▸ Task requirements
Identify the lines containing the word "that". Copy each one.

▸ Data extract
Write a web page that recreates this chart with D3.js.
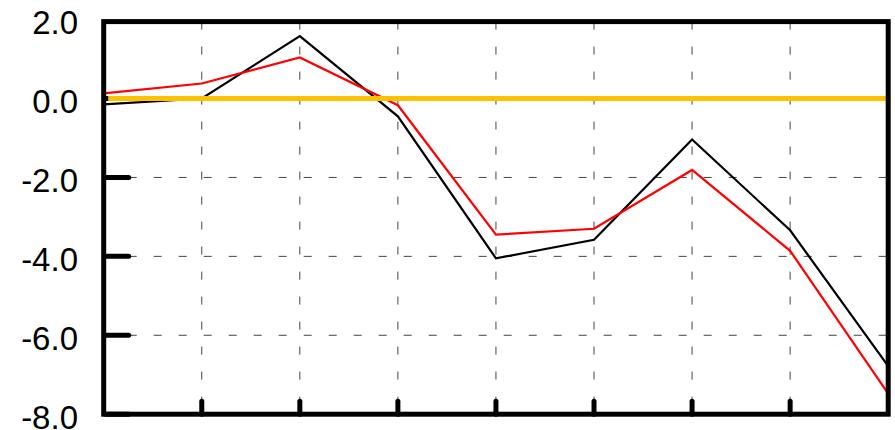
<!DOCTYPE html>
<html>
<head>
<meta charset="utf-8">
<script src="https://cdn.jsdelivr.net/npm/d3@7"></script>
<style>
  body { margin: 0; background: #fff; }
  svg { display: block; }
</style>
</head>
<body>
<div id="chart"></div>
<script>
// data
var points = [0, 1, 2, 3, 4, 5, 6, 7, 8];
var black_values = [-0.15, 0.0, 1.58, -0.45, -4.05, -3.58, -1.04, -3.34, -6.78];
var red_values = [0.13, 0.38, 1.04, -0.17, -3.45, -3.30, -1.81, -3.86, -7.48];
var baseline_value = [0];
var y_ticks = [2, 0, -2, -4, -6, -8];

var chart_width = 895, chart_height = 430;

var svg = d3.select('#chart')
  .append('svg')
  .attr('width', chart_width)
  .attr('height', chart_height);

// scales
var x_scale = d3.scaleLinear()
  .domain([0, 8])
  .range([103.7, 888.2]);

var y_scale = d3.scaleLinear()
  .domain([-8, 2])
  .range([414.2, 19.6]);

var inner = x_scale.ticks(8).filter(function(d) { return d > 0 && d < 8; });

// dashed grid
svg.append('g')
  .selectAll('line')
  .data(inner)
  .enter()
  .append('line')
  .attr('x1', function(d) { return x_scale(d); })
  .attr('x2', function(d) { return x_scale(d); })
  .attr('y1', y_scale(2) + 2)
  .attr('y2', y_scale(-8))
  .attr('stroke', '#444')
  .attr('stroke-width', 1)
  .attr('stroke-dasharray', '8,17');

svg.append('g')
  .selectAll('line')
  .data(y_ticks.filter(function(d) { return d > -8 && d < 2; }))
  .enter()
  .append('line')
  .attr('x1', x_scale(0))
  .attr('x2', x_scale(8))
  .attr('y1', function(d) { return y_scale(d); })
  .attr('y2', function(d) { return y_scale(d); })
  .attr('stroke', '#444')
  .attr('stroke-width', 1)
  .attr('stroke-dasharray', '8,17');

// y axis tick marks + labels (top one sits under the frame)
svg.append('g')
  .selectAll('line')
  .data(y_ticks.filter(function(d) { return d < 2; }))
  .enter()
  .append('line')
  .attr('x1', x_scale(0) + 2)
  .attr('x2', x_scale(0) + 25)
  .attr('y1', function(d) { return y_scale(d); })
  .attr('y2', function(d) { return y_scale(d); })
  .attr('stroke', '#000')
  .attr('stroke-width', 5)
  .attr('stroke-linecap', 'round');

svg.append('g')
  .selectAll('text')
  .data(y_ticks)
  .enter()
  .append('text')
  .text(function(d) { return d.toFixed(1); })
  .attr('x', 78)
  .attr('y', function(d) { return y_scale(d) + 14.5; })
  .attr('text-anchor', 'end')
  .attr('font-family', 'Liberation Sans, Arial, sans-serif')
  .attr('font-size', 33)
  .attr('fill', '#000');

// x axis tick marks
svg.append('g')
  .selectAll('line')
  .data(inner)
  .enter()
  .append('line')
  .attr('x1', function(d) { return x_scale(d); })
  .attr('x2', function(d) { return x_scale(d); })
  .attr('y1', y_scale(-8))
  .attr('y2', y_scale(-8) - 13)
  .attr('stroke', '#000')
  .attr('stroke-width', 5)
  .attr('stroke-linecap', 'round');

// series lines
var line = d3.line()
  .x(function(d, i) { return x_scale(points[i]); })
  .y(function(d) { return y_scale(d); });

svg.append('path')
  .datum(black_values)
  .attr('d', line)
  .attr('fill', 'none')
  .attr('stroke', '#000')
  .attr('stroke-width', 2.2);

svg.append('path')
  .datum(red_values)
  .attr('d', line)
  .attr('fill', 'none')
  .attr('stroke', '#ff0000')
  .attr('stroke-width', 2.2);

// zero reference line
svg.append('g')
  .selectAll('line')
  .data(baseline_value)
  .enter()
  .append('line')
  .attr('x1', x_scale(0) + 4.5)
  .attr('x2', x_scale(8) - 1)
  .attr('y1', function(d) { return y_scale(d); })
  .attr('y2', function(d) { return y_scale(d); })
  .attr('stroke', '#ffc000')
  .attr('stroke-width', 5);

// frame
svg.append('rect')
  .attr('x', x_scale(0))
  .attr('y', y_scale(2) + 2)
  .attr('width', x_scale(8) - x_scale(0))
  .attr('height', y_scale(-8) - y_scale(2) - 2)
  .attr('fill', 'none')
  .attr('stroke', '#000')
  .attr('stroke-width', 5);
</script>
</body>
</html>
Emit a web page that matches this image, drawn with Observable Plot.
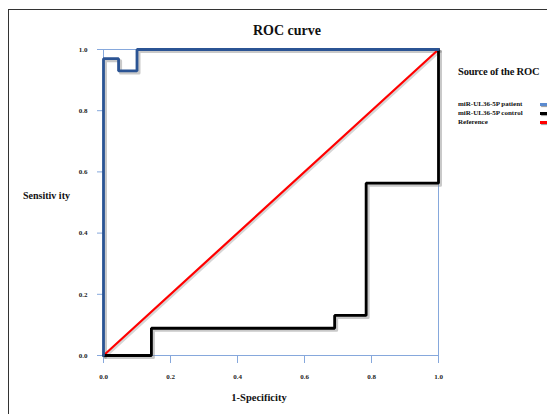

▸ Task output
Write a web page that recreates this chart with D3.js.
Emit a web page that matches this image, drawn with Observable Plot.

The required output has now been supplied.